▶ **Aim of the exercise**
Locate the word "Rebuild" in the material, then show every line that holds it.

== Information given

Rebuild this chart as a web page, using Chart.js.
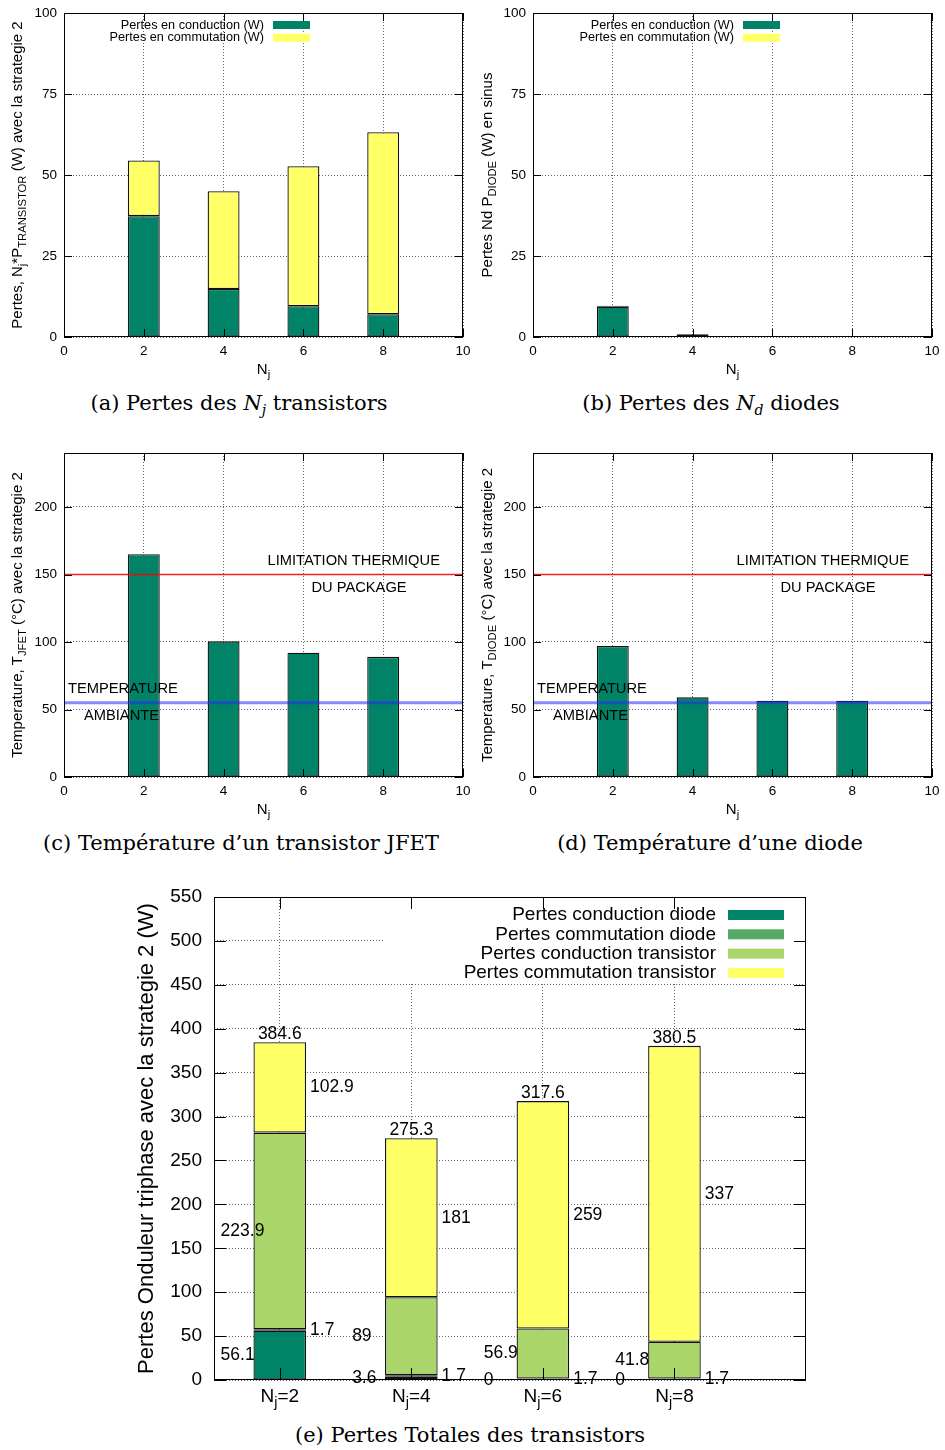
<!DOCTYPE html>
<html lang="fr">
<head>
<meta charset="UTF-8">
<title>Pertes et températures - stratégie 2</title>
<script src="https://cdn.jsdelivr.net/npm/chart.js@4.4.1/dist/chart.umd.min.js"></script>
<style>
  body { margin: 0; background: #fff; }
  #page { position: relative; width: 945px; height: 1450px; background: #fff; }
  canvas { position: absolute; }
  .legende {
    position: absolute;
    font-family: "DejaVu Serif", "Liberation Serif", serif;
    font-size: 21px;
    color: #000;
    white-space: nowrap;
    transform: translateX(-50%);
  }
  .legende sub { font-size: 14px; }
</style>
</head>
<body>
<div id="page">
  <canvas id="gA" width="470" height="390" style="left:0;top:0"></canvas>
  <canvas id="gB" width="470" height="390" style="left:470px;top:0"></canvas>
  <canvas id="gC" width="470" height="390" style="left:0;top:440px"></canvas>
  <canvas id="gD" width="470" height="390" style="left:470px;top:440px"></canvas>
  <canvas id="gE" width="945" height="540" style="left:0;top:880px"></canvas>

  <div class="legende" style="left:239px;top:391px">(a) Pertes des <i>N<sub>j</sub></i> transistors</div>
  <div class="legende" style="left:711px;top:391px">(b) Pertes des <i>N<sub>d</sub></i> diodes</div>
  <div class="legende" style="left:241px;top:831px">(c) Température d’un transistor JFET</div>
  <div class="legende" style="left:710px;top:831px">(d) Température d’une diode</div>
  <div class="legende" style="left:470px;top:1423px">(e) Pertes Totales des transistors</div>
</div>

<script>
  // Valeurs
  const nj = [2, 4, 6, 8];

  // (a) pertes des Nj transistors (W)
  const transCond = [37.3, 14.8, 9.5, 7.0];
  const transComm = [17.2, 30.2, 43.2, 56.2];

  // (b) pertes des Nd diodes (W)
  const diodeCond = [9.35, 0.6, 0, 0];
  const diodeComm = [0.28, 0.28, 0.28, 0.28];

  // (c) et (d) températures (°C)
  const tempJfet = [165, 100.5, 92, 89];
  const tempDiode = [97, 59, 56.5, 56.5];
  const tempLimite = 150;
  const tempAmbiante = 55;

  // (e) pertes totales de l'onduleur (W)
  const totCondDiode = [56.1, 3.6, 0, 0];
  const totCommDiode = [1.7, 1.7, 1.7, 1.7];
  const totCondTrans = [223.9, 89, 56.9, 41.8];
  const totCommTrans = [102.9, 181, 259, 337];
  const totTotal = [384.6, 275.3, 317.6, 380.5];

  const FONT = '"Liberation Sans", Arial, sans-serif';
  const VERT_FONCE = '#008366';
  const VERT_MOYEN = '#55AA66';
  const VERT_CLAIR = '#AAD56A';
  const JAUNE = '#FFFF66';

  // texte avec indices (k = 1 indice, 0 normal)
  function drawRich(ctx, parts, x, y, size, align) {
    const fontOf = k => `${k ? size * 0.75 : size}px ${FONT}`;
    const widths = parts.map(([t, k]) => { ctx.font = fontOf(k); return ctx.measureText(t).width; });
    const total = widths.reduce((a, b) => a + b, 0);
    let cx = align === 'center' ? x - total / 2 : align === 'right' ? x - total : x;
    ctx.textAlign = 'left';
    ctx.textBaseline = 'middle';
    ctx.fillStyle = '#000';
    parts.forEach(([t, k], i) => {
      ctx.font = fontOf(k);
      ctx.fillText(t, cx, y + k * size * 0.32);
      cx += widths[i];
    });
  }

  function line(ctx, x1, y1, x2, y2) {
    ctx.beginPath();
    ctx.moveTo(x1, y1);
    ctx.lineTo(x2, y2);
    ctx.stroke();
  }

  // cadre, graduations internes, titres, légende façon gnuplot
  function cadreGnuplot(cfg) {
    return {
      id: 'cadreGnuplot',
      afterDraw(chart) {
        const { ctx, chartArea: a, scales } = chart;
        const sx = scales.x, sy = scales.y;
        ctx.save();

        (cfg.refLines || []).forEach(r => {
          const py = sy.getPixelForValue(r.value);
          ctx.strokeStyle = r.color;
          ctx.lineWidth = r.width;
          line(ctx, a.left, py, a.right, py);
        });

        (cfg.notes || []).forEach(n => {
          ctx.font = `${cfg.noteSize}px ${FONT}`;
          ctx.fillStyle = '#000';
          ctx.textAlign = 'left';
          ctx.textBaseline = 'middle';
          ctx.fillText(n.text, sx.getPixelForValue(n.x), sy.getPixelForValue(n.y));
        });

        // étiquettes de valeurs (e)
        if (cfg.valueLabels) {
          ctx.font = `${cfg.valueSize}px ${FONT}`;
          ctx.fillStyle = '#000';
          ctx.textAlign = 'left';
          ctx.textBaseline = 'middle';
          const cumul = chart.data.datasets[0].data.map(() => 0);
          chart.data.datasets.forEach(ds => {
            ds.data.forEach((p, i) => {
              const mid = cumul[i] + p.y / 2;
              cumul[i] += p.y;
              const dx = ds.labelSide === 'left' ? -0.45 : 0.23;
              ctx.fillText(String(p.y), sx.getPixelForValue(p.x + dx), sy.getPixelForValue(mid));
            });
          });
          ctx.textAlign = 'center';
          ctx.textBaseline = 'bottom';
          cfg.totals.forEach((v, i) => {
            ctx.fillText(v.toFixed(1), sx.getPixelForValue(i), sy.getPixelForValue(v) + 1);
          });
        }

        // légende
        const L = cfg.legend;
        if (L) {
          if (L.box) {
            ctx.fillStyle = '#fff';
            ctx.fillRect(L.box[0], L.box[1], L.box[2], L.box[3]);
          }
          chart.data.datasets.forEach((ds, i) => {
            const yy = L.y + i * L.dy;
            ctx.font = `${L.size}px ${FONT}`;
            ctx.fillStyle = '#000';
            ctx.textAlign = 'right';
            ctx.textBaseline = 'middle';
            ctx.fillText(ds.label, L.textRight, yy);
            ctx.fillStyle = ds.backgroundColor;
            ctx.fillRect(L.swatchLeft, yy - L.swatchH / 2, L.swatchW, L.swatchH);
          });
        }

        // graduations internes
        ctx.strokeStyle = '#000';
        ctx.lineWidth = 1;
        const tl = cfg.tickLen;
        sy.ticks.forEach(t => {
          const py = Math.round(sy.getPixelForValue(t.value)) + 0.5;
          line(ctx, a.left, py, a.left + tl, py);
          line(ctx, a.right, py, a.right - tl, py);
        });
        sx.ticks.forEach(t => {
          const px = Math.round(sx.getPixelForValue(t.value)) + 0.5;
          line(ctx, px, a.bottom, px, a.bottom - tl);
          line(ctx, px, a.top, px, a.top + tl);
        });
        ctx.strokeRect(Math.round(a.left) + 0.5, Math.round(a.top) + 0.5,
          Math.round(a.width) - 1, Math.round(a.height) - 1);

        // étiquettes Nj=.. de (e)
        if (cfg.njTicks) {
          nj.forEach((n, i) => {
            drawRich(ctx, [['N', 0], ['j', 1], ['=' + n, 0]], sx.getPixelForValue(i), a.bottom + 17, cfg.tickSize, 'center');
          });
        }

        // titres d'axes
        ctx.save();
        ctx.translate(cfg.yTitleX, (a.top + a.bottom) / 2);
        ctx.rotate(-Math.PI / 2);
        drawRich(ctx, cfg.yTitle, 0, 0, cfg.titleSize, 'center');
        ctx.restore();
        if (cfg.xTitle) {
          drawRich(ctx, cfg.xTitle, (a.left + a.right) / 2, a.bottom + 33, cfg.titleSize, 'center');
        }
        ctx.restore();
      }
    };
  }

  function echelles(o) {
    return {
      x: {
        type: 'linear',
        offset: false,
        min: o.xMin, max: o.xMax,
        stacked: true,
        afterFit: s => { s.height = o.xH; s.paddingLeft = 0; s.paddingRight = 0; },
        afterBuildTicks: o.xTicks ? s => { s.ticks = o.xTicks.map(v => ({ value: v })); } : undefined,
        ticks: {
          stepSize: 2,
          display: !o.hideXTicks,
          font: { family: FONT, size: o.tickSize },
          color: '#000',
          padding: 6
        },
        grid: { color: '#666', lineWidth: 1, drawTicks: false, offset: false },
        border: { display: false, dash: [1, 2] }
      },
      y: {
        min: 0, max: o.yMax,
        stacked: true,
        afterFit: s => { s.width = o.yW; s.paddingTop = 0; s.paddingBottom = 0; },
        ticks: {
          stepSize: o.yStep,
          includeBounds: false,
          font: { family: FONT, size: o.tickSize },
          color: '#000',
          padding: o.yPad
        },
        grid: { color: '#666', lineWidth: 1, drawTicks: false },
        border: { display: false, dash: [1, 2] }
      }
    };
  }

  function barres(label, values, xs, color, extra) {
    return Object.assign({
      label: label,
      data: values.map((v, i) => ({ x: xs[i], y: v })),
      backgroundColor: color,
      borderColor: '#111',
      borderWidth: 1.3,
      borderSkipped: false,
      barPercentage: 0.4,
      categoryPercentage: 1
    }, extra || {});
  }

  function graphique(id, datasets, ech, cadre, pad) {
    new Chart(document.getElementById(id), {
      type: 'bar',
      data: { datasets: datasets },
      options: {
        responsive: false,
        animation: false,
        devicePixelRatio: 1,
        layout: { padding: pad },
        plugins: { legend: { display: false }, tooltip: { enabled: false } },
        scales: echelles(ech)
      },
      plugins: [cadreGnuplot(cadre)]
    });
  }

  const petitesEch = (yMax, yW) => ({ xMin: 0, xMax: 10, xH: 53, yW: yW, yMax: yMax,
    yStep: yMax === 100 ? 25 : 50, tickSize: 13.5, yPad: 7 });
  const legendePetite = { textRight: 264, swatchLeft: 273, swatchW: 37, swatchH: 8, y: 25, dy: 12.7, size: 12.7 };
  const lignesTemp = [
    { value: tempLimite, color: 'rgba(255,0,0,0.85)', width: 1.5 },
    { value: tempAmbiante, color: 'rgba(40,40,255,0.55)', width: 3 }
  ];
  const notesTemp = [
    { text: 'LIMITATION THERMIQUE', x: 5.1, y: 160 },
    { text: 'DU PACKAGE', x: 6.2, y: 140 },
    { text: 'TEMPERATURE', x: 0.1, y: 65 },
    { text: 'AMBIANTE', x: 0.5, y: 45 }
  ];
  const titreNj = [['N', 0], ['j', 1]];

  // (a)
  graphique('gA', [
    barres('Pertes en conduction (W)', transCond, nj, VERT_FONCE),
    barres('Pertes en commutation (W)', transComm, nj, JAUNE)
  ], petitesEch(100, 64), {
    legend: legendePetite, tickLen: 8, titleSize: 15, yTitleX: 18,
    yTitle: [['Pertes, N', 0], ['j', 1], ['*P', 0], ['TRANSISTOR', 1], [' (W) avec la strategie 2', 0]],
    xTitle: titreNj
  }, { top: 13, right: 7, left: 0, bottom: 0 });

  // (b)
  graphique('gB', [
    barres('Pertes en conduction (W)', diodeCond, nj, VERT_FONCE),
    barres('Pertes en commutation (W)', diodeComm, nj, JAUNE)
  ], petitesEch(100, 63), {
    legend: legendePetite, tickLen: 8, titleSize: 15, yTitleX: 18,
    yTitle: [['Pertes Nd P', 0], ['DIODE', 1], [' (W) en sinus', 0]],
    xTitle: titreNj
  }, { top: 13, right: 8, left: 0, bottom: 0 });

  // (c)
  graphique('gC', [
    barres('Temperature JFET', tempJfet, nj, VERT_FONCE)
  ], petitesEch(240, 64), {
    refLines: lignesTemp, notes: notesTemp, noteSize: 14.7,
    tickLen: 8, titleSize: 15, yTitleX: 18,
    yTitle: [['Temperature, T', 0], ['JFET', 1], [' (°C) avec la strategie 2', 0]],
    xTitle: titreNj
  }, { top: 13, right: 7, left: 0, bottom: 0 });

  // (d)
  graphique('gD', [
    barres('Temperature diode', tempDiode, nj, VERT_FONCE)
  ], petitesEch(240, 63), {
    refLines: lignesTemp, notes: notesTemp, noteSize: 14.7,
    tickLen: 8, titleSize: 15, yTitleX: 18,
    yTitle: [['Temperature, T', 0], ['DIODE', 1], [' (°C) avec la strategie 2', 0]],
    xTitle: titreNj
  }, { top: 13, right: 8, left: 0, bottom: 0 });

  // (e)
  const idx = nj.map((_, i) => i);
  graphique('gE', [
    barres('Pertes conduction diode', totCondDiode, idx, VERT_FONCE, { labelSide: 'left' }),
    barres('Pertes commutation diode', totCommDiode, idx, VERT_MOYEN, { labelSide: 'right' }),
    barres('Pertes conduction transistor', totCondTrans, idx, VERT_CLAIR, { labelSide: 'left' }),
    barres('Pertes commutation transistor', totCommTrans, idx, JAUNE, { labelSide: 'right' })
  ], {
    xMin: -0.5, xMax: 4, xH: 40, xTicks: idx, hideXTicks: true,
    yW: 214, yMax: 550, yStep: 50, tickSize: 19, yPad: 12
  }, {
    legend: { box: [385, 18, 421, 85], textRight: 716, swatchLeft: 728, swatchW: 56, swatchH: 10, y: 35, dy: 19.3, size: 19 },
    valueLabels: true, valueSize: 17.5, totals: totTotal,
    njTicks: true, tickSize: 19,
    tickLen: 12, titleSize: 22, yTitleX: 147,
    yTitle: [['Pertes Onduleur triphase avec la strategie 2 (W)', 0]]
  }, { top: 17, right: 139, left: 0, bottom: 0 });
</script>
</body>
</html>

====
== Information given

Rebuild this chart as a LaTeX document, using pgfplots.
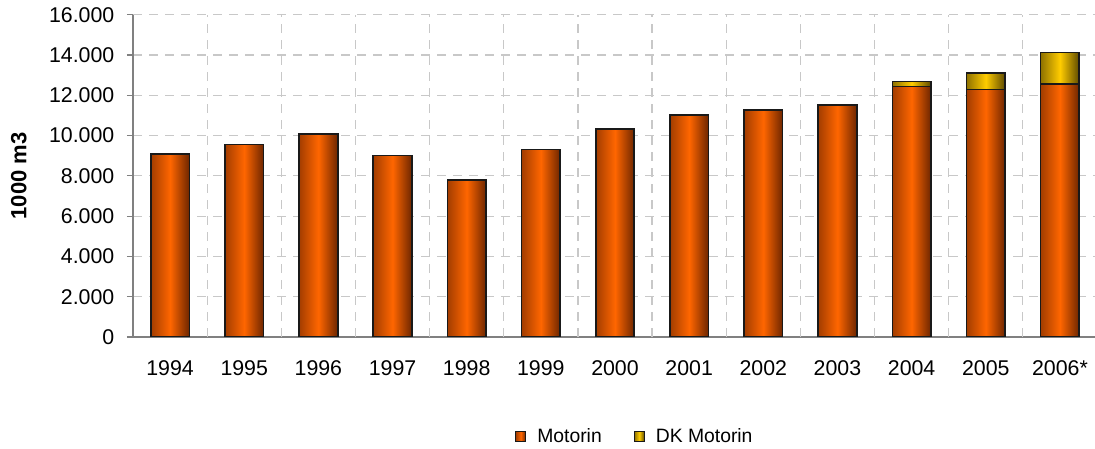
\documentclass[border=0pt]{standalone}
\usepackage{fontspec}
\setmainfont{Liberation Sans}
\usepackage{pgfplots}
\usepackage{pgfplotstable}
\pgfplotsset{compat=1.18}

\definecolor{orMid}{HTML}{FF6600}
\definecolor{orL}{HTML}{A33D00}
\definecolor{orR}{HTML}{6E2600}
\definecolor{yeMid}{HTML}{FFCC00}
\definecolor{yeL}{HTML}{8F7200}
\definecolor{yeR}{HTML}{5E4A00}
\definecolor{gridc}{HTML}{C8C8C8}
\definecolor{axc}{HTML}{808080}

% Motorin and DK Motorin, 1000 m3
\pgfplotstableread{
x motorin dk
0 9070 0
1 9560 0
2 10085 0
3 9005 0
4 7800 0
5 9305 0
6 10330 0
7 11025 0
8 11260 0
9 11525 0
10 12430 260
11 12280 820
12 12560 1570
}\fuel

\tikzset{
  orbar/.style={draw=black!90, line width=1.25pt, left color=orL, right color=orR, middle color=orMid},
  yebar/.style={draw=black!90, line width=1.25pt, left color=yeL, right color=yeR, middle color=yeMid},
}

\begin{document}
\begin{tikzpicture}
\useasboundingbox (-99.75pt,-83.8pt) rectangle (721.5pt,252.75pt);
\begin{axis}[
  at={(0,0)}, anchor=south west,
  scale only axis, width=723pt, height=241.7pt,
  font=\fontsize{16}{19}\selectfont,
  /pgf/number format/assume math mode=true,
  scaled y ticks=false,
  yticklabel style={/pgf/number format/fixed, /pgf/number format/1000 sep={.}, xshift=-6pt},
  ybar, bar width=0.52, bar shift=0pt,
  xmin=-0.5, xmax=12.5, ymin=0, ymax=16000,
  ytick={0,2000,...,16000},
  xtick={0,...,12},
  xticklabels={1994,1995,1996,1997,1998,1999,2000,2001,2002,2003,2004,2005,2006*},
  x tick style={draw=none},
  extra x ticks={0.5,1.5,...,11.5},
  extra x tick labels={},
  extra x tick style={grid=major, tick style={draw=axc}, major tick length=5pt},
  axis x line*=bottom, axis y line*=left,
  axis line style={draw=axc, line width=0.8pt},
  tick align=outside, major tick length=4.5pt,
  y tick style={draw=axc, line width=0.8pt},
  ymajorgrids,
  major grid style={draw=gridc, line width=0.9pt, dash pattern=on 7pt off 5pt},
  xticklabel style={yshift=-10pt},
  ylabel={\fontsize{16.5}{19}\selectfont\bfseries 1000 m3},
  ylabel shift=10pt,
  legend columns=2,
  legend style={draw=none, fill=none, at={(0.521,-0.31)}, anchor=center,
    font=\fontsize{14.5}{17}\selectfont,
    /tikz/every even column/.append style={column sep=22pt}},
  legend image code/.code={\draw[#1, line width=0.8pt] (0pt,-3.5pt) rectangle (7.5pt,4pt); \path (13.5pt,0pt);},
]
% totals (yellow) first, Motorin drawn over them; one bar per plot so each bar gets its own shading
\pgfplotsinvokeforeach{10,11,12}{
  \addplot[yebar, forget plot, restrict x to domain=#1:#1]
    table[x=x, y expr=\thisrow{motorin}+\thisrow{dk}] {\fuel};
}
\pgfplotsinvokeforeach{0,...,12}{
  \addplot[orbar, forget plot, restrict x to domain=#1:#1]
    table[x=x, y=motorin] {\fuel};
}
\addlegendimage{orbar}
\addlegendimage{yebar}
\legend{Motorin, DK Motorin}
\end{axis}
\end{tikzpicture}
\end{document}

====
== Information given

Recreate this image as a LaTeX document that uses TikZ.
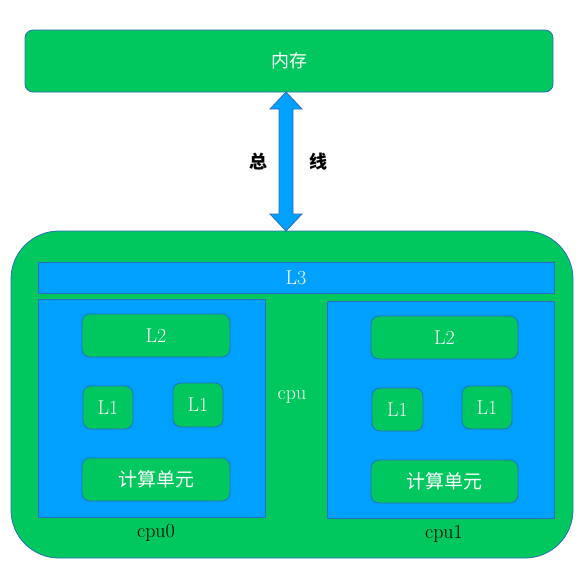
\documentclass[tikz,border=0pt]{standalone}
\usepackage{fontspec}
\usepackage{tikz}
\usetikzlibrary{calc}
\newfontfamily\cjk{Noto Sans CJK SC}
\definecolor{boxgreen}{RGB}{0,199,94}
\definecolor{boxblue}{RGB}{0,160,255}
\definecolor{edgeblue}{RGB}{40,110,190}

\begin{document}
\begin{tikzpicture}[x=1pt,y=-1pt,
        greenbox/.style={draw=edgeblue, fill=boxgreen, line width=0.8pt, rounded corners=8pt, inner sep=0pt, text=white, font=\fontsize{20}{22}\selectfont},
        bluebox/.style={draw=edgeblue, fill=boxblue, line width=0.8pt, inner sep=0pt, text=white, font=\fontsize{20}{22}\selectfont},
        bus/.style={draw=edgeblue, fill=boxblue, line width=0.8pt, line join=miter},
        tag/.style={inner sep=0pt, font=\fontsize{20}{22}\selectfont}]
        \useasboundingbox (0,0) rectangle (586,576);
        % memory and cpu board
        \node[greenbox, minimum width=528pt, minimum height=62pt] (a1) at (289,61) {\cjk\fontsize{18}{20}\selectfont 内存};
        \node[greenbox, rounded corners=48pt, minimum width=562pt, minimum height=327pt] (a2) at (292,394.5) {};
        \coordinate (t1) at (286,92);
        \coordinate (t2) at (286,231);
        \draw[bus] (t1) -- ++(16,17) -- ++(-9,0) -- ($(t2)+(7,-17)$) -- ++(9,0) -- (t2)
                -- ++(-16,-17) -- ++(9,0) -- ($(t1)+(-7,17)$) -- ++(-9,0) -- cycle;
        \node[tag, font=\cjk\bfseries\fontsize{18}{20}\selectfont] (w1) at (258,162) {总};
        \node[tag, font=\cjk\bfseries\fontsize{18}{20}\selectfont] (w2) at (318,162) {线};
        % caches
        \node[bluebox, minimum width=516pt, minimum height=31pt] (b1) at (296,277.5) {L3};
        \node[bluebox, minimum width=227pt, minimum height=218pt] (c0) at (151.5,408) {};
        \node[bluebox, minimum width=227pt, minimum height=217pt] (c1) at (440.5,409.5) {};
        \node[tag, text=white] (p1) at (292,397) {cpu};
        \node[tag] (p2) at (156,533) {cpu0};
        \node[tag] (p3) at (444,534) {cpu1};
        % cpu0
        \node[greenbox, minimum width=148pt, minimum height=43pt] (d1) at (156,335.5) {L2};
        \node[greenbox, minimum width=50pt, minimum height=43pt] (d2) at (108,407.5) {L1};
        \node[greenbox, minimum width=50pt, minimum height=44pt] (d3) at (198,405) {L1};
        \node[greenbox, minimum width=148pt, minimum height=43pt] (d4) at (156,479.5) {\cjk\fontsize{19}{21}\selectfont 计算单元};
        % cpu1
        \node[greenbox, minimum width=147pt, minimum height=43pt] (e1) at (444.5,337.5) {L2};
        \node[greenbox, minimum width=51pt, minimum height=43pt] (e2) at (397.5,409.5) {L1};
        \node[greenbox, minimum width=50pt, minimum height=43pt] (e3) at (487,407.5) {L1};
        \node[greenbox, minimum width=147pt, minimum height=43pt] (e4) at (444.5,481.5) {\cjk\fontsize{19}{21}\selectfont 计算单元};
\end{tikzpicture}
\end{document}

====

▶ **Complete answer**
Rebuild this chart as a web page, using Chart.js.
Rebuild this chart as a LaTeX document, using pgfplots.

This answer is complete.